● Work to complete:
Set down every entry word for word. Omit the pictures.

● Task data:

§ §

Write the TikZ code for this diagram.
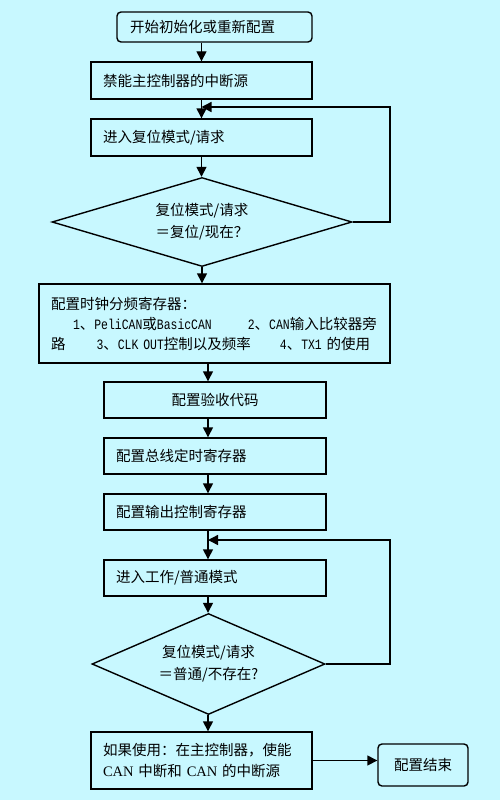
\documentclass[tikz,border=0pt]{standalone}
\usepackage{fontspec}
\setmainfont{Noto Sans CJK SC}
\newfontfamily\monofam[FakeStretch=0.8]{Liberation Mono}
\newfontfamily\tmsfam{Liberation Serif}
\usetikzlibrary{arrows.meta,shapes.geometric}
\definecolor{bg}{RGB}{200,248,255}
\newcommand\mn[1]{{\monofam\fontsize{14.3}{20}\selectfont #1}}
\newcommand\tm[1]{{\tmsfam #1}}
\begin{document}
\begin{tikzpicture}[x=1pt,y=-1pt,
  font=\fontsize{14.5}{21}\selectfont,
  box/.style={draw,line width=1.4pt,inner ysep=0pt,align=left},
  rbox/.style={box,rounded corners=4pt},
  dia/.style={draw,line width=1.4pt,diamond,inner sep=0pt,align=center},
  arr/.style={line width=1.4pt,-{Triangle[length=10pt,width=10pt]}}]
\fill[bg] (0,0) rectangle (500,800);
\useasboundingbox (0,0) rectangle (500,800);
\node[rbox, text width=169pt, inner xsep=13pt, minimum height=30pt] (b1) at (214.5,27) {开始初始化或重新配置};
\node[box, text width=197pt, inner xsep=12pt, minimum height=37pt] (b2) at (201.5,80.5) {禁能主控制器的中断源};
\node[box, text width=197pt, inner xsep=12pt, minimum height=37pt] (b3) at (201.5,137.5) {进入复位模式/请求};
\node[dia, aspect=3.37, minimum width=300pt, minimum height=89pt, font=\fontsize{14.5}{22}\selectfont] (d1) at (202,222) {复位模式/请求\\＝复位/现在？};
\node[box, text width=327pt, inner xsep=12pt, minimum height=79pt, font=\fontsize{14.5}{20}\selectfont] (b4) at (214.5,323.5) {\mbox{配置时钟分频寄存器：}\\
\mbox{\hspace*{22pt}\mn{1}、\mn{PeliCAN}或\mn{BasicCAN}\hspace*{36pt}\mn{2}、\mn{CAN}输入比较器旁}\\
\mbox{路\hspace*{31pt}\mn{3}、\mn{CLK OUT}控制以及频率\hspace*{29pt}\mn{4}、\mn{TX1 }的使用}\par\vspace{6pt}};
\node[box, text width=198pt, inner xsep=12pt, minimum height=36pt, align=center] (b5) at (215,400) {配置验收代码};
\node[box, text width=198pt, inner xsep=12pt, minimum height=36pt] (b6) at (215,456) {配置总线定时寄存器};
\node[box, text width=198pt, inner xsep=12pt, minimum height=36pt] (b7) at (215,512) {配置输出控制寄存器};
\node[box, text width=198pt, inner xsep=12pt, minimum height=36pt] (b8) at (215,578) {进入工作/普通模式};
\node[dia, aspect=2.3, minimum width=233pt, minimum height=101pt, font=\fontsize{14.5}{22}\selectfont] (d2) at (208.5,664) {复位模式/请求\\＝普通/不存在?};
\node[box, text width=197pt, inner xsep=12pt, minimum height=57pt] (b9) at (201.5,760.5) {如果使用：在主控制器，使能\\\tm{CAN} 中断和 \tm{CAN} 的中断源};
\node[rbox, minimum width=90pt, minimum height=42pt, align=center, inner xsep=0pt] (b10) at (423,765) {配置结束};
\coordinate (sp) at (208,0);
\coordinate (r1) at (390,107);
\coordinate (r2) at (390,540);
\draw[arr] (b2.north |- b1.south) -- (b2.north);
\draw[arr] (b2.south) -- (b3.north);
\draw[arr] (d1.east) -| (r1) -- (b3.north |- r1);
\draw[arr] (b3.south) -- (b3.south |- d1.north);
\draw[arr] (d1.south) -- (d1.south |- b4.north);
\draw[arr] (sp |- b4.south) -- (sp |- b5.north);
\draw[arr] (sp |- b5.south) -- (sp |- b6.north);
\draw[arr] (sp |- b6.south) -- (sp |- b7.north);
\draw[arr] (sp |- b7.south) -- (sp |- b8.north);
\draw[arr] (d2.east) -| (r2) -- (sp |- r2);
\draw[arr] (sp |- b8.south) -- (sp |- d2.north);
\draw[arr] (sp |- d2.south) -- (sp |- b9.north);
\draw[arr] (b9.east) -- (b9.east -| b10.west);
\end{tikzpicture}
\end{document}
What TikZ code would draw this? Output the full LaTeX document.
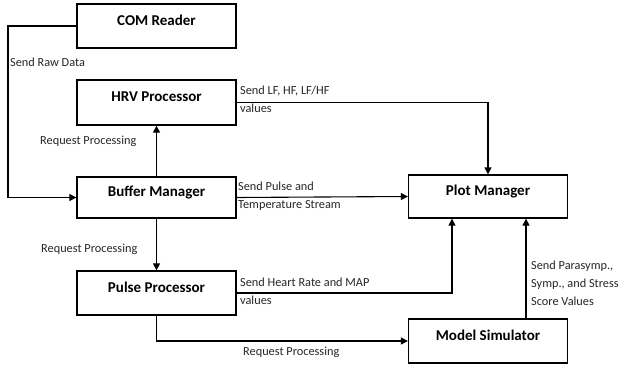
\documentclass[tikz,border=0pt]{standalone}
\usepackage{fontspec}
\setmainfont{Carlito}
\usetikzlibrary{arrows.meta}
\begin{document}
\begin{tikzpicture}[x=1pt,y=-1pt,
  block/.style={draw, line width=1.3pt, minimum width=159pt, minimum height=44pt,
    inner sep=0pt, text height=8pt, text depth=10pt,
    font=\fontsize{15}{18}\selectfont\bfseries},
  lbl/.style={anchor=west, inner sep=0pt, align=left, text=black!85,
    font=\fontsize{12.3}{18}\selectfont},
  link/.style={line width=1.1pt},
  arr/.style={link, -{Triangle[length=7pt,width=7pt]}}]
\useasboundingbox (0,0) rectangle (625,367);

% components
\node[block] (com)   at (156.5,26)  {COM Reader};
\node[block, minimum height=45pt] (hrv) at (156.5,102.5) {HRV Processor};
\node[block, minimum height=41pt] (buf) at (156.5,197.5) {Buffer Manager};
\node[block] (pulse) at (156.5,293) {Pulse Processor};
\node[block, minimum height=43pt] (plot) at (488,196.5) {Plot Manager};
\node[block] (model) at (488,341) {Model Simulator};

% helper coordinates for bends
\coordinate (rawx) at (8,0);

% connectors
\draw[arr] (com.west) -- (com.west -| rawx) |- (buf.west);
\draw[arr] (buf.north) -- (hrv.south);
\draw[arr] (buf.south) -- (pulse.south |- pulse.north);
\draw[arr] (hrv.east) -| (plot.north);
\draw[arr] (buf.east) -- (plot.west);
\draw[arr] (pulse.east) -| ([xshift=-36pt]plot.south);
\draw[arr] ([xshift=38pt]model.north) -- ([xshift=38pt]plot.south);
\draw[arr] (pulse.south) |- (model.west);

% connector labels
\node[lbl] (l1) at (10,62) {Send Raw Data};
\node[lbl] (l2) at (240,99) {Send LF, HF, LF/HF\\values};
\node[lbl] (l3) at (40,141) {Request Processing};
\node[lbl] (l4) at (238,196) {Send Pulse and\\Temperature Stream};
\node[lbl] (l5) at (41,249) {Request Processing};
\node[lbl] (l6) at (240,291) {Send Heart Rate and MAP\\values};
\node[lbl] (l7) at (243,352) {Request Processing};
\node[lbl] (l8) at (531,283) {Send Parasymp.,\\Symp., and Stress\\Score Values};
\end{tikzpicture}
\end{document}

§ §

● Response below:
Write the TikZ code for this diagram.
\documentclass[tikz,border=0pt]{standalone}
\usepackage{fontspec}
\setmainfont{Noto Sans CJK SC}
\newfontfamily\monofam[FakeStretch=0.8]{Liberation Mono}
\newfontfamily\tmsfam{Liberation Serif}
\usetikzlibrary{arrows.meta,shapes.geometric}
\definecolor{bg}{RGB}{200,248,255}
\newcommand\mn[1]{{\monofam\fontsize{14.3}{20}\selectfont #1}}
\newcommand\tm[1]{{\tmsfam #1}}
\begin{document}
\begin{tikzpicture}[x=1pt,y=-1pt,
  font=\fontsize{14.5}{21}\selectfont,
  box/.style={draw,line width=1.4pt,inner ysep=0pt,align=left},
  rbox/.style={box,rounded corners=4pt},
  dia/.style={draw,line width=1.4pt,diamond,inner sep=0pt,align=center},
  arr/.style={line width=1.4pt,-{Triangle[length=10pt,width=10pt]}}]
\fill[bg] (0,0) rectangle (500,800);
\useasboundingbox (0,0) rectangle (500,800);
\node[rbox, text width=169pt, inner xsep=13pt, minimum height=30pt] (b1) at (214.5,27) {开始初始化或重新配置};
\node[box, text width=197pt, inner xsep=12pt, minimum height=37pt] (b2) at (201.5,80.5) {禁能主控制器的中断源};
\node[box, text width=197pt, inner xsep=12pt, minimum height=37pt] (b3) at (201.5,137.5) {进入复位模式/请求};
\node[dia, aspect=3.37, minimum width=300pt, minimum height=89pt, font=\fontsize{14.5}{22}\selectfont] (d1) at (202,222) {复位模式/请求\\＝复位/现在？};
\node[box, text width=327pt, inner xsep=12pt, minimum height=79pt, font=\fontsize{14.5}{20}\selectfont] (b4) at (214.5,323.5) {\mbox{配置时钟分频寄存器：}\\
\mbox{\hspace*{22pt}\mn{1}、\mn{PeliCAN}或\mn{BasicCAN}\hspace*{36pt}\mn{2}、\mn{CAN}输入比较器旁}\\
\mbox{路\hspace*{31pt}\mn{3}、\mn{CLK OUT}控制以及频率\hspace*{29pt}\mn{4}、\mn{TX1 }的使用}\par\vspace{6pt}};
\node[box, text width=198pt, inner xsep=12pt, minimum height=36pt, align=center] (b5) at (215,400) {配置验收代码};
\node[box, text width=198pt, inner xsep=12pt, minimum height=36pt] (b6) at (215,456) {配置总线定时寄存器};
\node[box, text width=198pt, inner xsep=12pt, minimum height=36pt] (b7) at (215,512) {配置输出控制寄存器};
\node[box, text width=198pt, inner xsep=12pt, minimum height=36pt] (b8) at (215,578) {进入工作/普通模式};
\node[dia, aspect=2.3, minimum width=233pt, minimum height=101pt, font=\fontsize{14.5}{22}\selectfont] (d2) at (208.5,664) {复位模式/请求\\＝普通/不存在?};
\node[box, text width=197pt, inner xsep=12pt, minimum height=57pt] (b9) at (201.5,760.5) {如果使用：在主控制器，使能\\\tm{CAN} 中断和 \tm{CAN} 的中断源};
\node[rbox, minimum width=90pt, minimum height=42pt, align=center, inner xsep=0pt] (b10) at (423,765) {配置结束};
\coordinate (sp) at (208,0);
\coordinate (r1) at (390,107);
\coordinate (r2) at (390,540);
\draw[arr] (b2.north |- b1.south) -- (b2.north);
\draw[arr] (b2.south) -- (b3.north);
\draw[arr] (d1.east) -| (r1) -- (b3.north |- r1);
\draw[arr] (b3.south) -- (b3.south |- d1.north);
\draw[arr] (d1.south) -- (d1.south |- b4.north);
\draw[arr] (sp |- b4.south) -- (sp |- b5.north);
\draw[arr] (sp |- b5.south) -- (sp |- b6.north);
\draw[arr] (sp |- b6.south) -- (sp |- b7.north);
\draw[arr] (sp |- b7.south) -- (sp |- b8.north);
\draw[arr] (d2.east) -| (r2) -- (sp |- r2);
\draw[arr] (sp |- b8.south) -- (sp |- d2.north);
\draw[arr] (sp |- d2.south) -- (sp |- b9.north);
\draw[arr] (b9.east) -- (b9.east -| b10.west);
\end{tikzpicture}
\end{document}
What TikZ code would draw this? Output the full LaTeX document.
\documentclass[tikz,border=0pt]{standalone}
\usepackage{fontspec}
\setmainfont{Carlito}
\usetikzlibrary{arrows.meta}
\begin{document}
\begin{tikzpicture}[x=1pt,y=-1pt,
  block/.style={draw, line width=1.3pt, minimum width=159pt, minimum height=44pt,
    inner sep=0pt, text height=8pt, text depth=10pt,
    font=\fontsize{15}{18}\selectfont\bfseries},
  lbl/.style={anchor=west, inner sep=0pt, align=left, text=black!85,
    font=\fontsize{12.3}{18}\selectfont},
  link/.style={line width=1.1pt},
  arr/.style={link, -{Triangle[length=7pt,width=7pt]}}]
\useasboundingbox (0,0) rectangle (625,367);

% components
\node[block] (com)   at (156.5,26)  {COM Reader};
\node[block, minimum height=45pt] (hrv) at (156.5,102.5) {HRV Processor};
\node[block, minimum height=41pt] (buf) at (156.5,197.5) {Buffer Manager};
\node[block] (pulse) at (156.5,293) {Pulse Processor};
\node[block, minimum height=43pt] (plot) at (488,196.5) {Plot Manager};
\node[block] (model) at (488,341) {Model Simulator};

% helper coordinates for bends
\coordinate (rawx) at (8,0);

% connectors
\draw[arr] (com.west) -- (com.west -| rawx) |- (buf.west);
\draw[arr] (buf.north) -- (hrv.south);
\draw[arr] (buf.south) -- (pulse.south |- pulse.north);
\draw[arr] (hrv.east) -| (plot.north);
\draw[arr] (buf.east) -- (plot.west);
\draw[arr] (pulse.east) -| ([xshift=-36pt]plot.south);
\draw[arr] ([xshift=38pt]model.north) -- ([xshift=38pt]plot.south);
\draw[arr] (pulse.south) |- (model.west);

% connector labels
\node[lbl] (l1) at (10,62) {Send Raw Data};
\node[lbl] (l2) at (240,99) {Send LF, HF, LF/HF\\values};
\node[lbl] (l3) at (40,141) {Request Processing};
\node[lbl] (l4) at (238,196) {Send Pulse and\\Temperature Stream};
\node[lbl] (l5) at (41,249) {Request Processing};
\node[lbl] (l6) at (240,291) {Send Heart Rate and MAP\\values};
\node[lbl] (l7) at (243,352) {Request Processing};
\node[lbl] (l8) at (531,283) {Send Parasymp.,\\Symp., and Stress\\Score Values};
\end{tikzpicture}
\end{document}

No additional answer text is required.